• Data lines
• • • • • • •

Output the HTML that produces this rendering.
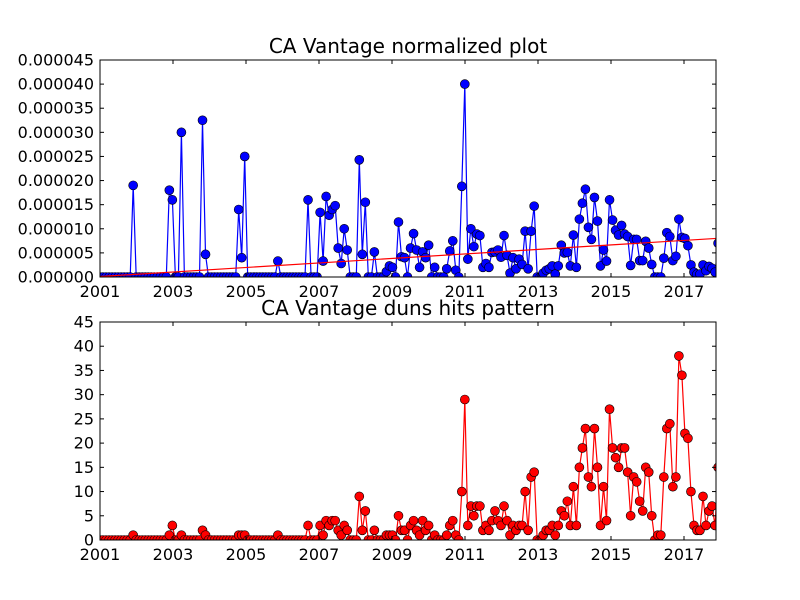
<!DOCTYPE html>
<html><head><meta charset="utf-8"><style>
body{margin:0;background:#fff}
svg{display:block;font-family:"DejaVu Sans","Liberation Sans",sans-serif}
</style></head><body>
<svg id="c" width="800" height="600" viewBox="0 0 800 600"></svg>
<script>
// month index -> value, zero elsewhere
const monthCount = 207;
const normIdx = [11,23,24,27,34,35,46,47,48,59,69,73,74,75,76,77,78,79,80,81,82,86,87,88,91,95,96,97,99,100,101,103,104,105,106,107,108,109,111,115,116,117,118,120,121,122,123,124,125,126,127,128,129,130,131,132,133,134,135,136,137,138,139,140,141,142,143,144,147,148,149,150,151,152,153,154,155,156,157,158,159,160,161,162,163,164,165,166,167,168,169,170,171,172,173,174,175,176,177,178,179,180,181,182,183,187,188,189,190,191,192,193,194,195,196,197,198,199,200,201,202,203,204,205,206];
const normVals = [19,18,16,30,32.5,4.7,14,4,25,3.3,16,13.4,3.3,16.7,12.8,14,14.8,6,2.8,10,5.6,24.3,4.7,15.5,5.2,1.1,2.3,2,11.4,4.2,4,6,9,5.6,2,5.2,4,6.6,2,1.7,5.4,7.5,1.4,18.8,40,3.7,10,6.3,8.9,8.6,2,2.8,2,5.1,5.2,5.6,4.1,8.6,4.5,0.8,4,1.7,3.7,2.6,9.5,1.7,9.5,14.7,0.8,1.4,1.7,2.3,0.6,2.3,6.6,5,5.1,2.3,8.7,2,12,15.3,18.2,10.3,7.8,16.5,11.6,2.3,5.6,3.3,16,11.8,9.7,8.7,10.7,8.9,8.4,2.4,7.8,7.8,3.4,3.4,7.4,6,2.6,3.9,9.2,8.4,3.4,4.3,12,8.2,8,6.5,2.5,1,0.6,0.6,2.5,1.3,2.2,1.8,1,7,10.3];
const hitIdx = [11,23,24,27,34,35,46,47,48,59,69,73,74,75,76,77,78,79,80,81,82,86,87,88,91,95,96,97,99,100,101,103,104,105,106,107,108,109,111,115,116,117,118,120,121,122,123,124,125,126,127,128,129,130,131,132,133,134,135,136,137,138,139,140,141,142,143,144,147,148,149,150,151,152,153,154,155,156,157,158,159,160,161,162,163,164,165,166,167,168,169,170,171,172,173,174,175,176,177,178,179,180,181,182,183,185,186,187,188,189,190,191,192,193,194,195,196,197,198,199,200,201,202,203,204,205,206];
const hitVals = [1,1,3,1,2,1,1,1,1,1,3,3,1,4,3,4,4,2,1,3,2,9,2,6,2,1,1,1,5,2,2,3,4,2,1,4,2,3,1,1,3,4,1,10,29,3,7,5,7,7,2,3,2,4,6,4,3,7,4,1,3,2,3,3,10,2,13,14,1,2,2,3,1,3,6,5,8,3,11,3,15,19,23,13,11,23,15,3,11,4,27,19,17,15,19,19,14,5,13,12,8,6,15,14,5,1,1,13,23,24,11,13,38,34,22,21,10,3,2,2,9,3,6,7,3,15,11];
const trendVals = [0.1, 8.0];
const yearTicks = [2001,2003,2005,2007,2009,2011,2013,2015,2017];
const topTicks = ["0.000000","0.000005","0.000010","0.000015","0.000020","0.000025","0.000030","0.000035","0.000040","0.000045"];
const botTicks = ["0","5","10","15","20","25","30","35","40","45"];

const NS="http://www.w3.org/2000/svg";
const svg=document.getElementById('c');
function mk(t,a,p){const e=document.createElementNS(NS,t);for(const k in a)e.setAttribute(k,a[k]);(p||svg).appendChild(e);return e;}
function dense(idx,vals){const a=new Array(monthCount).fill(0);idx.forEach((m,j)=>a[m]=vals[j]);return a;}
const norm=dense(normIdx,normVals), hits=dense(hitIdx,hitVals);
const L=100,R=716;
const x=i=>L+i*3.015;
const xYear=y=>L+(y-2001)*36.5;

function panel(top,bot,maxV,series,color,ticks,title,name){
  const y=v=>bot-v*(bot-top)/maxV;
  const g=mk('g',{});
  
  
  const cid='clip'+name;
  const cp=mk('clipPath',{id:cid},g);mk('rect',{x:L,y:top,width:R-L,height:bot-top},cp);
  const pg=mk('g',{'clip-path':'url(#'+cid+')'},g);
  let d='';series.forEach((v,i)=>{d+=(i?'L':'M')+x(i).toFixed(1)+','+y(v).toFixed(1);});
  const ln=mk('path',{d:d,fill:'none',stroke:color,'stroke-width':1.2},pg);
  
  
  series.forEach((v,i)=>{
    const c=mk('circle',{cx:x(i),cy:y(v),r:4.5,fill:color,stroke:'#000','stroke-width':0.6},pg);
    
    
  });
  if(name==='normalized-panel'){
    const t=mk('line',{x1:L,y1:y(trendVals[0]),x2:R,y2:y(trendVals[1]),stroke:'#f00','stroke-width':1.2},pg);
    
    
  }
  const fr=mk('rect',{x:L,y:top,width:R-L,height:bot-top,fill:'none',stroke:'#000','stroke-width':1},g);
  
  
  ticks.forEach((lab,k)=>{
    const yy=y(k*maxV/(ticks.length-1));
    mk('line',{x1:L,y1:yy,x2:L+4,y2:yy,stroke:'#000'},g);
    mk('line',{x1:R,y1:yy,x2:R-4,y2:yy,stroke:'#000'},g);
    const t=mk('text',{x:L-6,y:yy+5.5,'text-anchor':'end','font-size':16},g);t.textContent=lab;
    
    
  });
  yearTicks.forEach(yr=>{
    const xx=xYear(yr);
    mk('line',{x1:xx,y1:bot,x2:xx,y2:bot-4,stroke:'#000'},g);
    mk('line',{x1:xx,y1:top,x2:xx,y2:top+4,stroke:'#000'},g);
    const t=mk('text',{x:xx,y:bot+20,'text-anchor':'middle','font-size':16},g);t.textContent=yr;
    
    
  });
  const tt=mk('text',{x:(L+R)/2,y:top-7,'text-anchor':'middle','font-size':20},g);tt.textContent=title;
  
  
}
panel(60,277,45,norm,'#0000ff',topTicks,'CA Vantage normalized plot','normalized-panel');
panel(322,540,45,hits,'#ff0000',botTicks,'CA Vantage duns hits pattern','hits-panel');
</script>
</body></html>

• • • • • • •

• What to work on
Reproduce the full material exactly, excluding the pictures.

• Finished exercise
Output the HTML that produces this rendering.
<!DOCTYPE html>
<html><head><meta charset="utf-8"><style>
body{margin:0;background:#fff}
svg{display:block;font-family:"DejaVu Sans","Liberation Sans",sans-serif}
</style></head><body>
<svg id="c" width="800" height="600" viewBox="0 0 800 600"></svg>
<script>
// month index -> value, zero elsewhere
const monthCount = 207;
const normIdx = [11,23,24,27,34,35,46,47,48,59,69,73,74,75,76,77,78,79,80,81,82,86,87,88,91,95,96,97,99,100,101,103,104,105,106,107,108,109,111,115,116,117,118,120,121,122,123,124,125,126,127,128,129,130,131,132,133,134,135,136,137,138,139,140,141,142,143,144,147,148,149,150,151,152,153,154,155,156,157,158,159,160,161,162,163,164,165,166,167,168,169,170,171,172,173,174,175,176,177,178,179,180,181,182,183,187,188,189,190,191,192,193,194,195,196,197,198,199,200,201,202,203,204,205,206];
const normVals = [19,18,16,30,32.5,4.7,14,4,25,3.3,16,13.4,3.3,16.7,12.8,14,14.8,6,2.8,10,5.6,24.3,4.7,15.5,5.2,1.1,2.3,2,11.4,4.2,4,6,9,5.6,2,5.2,4,6.6,2,1.7,5.4,7.5,1.4,18.8,40,3.7,10,6.3,8.9,8.6,2,2.8,2,5.1,5.2,5.6,4.1,8.6,4.5,0.8,4,1.7,3.7,2.6,9.5,1.7,9.5,14.7,0.8,1.4,1.7,2.3,0.6,2.3,6.6,5,5.1,2.3,8.7,2,12,15.3,18.2,10.3,7.8,16.5,11.6,2.3,5.6,3.3,16,11.8,9.7,8.7,10.7,8.9,8.4,2.4,7.8,7.8,3.4,3.4,7.4,6,2.6,3.9,9.2,8.4,3.4,4.3,12,8.2,8,6.5,2.5,1,0.6,0.6,2.5,1.3,2.2,1.8,1,7,10.3];
const hitIdx = [11,23,24,27,34,35,46,47,48,59,69,73,74,75,76,77,78,79,80,81,82,86,87,88,91,95,96,97,99,100,101,103,104,105,106,107,108,109,111,115,116,117,118,120,121,122,123,124,125,126,127,128,129,130,131,132,133,134,135,136,137,138,139,140,141,142,143,144,147,148,149,150,151,152,153,154,155,156,157,158,159,160,161,162,163,164,165,166,167,168,169,170,171,172,173,174,175,176,177,178,179,180,181,182,183,185,186,187,188,189,190,191,192,193,194,195,196,197,198,199,200,201,202,203,204,205,206];
const hitVals = [1,1,3,1,2,1,1,1,1,1,3,3,1,4,3,4,4,2,1,3,2,9,2,6,2,1,1,1,5,2,2,3,4,2,1,4,2,3,1,1,3,4,1,10,29,3,7,5,7,7,2,3,2,4,6,4,3,7,4,1,3,2,3,3,10,2,13,14,1,2,2,3,1,3,6,5,8,3,11,3,15,19,23,13,11,23,15,3,11,4,27,19,17,15,19,19,14,5,13,12,8,6,15,14,5,1,1,13,23,24,11,13,38,34,22,21,10,3,2,2,9,3,6,7,3,15,11];
const trendVals = [0.1, 8.0];
const yearTicks = [2001,2003,2005,2007,2009,2011,2013,2015,2017];
const topTicks = ["0.000000","0.000005","0.000010","0.000015","0.000020","0.000025","0.000030","0.000035","0.000040","0.000045"];
const botTicks = ["0","5","10","15","20","25","30","35","40","45"];

const NS="http://www.w3.org/2000/svg";
const svg=document.getElementById('c');
function mk(t,a,p){const e=document.createElementNS(NS,t);for(const k in a)e.setAttribute(k,a[k]);(p||svg).appendChild(e);return e;}
function dense(idx,vals){const a=new Array(monthCount).fill(0);idx.forEach((m,j)=>a[m]=vals[j]);return a;}
const norm=dense(normIdx,normVals), hits=dense(hitIdx,hitVals);
const L=100,R=716;
const x=i=>L+i*3.015;
const xYear=y=>L+(y-2001)*36.5;

function panel(top,bot,maxV,series,color,ticks,title,name){
  const y=v=>bot-v*(bot-top)/maxV;
  const g=mk('g',{});
  
  
  const cid='clip'+name;
  const cp=mk('clipPath',{id:cid},g);mk('rect',{x:L,y:top,width:R-L,height:bot-top},cp);
  const pg=mk('g',{'clip-path':'url(#'+cid+')'},g);
  let d='';series.forEach((v,i)=>{d+=(i?'L':'M')+x(i).toFixed(1)+','+y(v).toFixed(1);});
  const ln=mk('path',{d:d,fill:'none',stroke:color,'stroke-width':1.2},pg);
  
  
  series.forEach((v,i)=>{
    const c=mk('circle',{cx:x(i),cy:y(v),r:4.5,fill:color,stroke:'#000','stroke-width':0.6},pg);
    
    
  });
  if(name==='normalized-panel'){
    const t=mk('line',{x1:L,y1:y(trendVals[0]),x2:R,y2:y(trendVals[1]),stroke:'#f00','stroke-width':1.2},pg);
    
    
  }
  const fr=mk('rect',{x:L,y:top,width:R-L,height:bot-top,fill:'none',stroke:'#000','stroke-width':1},g);
  
  
  ticks.forEach((lab,k)=>{
    const yy=y(k*maxV/(ticks.length-1));
    mk('line',{x1:L,y1:yy,x2:L+4,y2:yy,stroke:'#000'},g);
    mk('line',{x1:R,y1:yy,x2:R-4,y2:yy,stroke:'#000'},g);
    const t=mk('text',{x:L-6,y:yy+5.5,'text-anchor':'end','font-size':16},g);t.textContent=lab;
    
    
  });
  yearTicks.forEach(yr=>{
    const xx=xYear(yr);
    mk('line',{x1:xx,y1:bot,x2:xx,y2:bot-4,stroke:'#000'},g);
    mk('line',{x1:xx,y1:top,x2:xx,y2:top+4,stroke:'#000'},g);
    const t=mk('text',{x:xx,y:bot+20,'text-anchor':'middle','font-size':16},g);t.textContent=yr;
    
    
  });
  const tt=mk('text',{x:(L+R)/2,y:top-7,'text-anchor':'middle','font-size':20},g);tt.textContent=title;
  
  
}
panel(60,277,45,norm,'#0000ff',topTicks,'CA Vantage normalized plot','normalized-panel');
panel(322,540,45,hits,'#ff0000',botTicks,'CA Vantage duns hits pattern','hits-panel');
</script>
</body></html>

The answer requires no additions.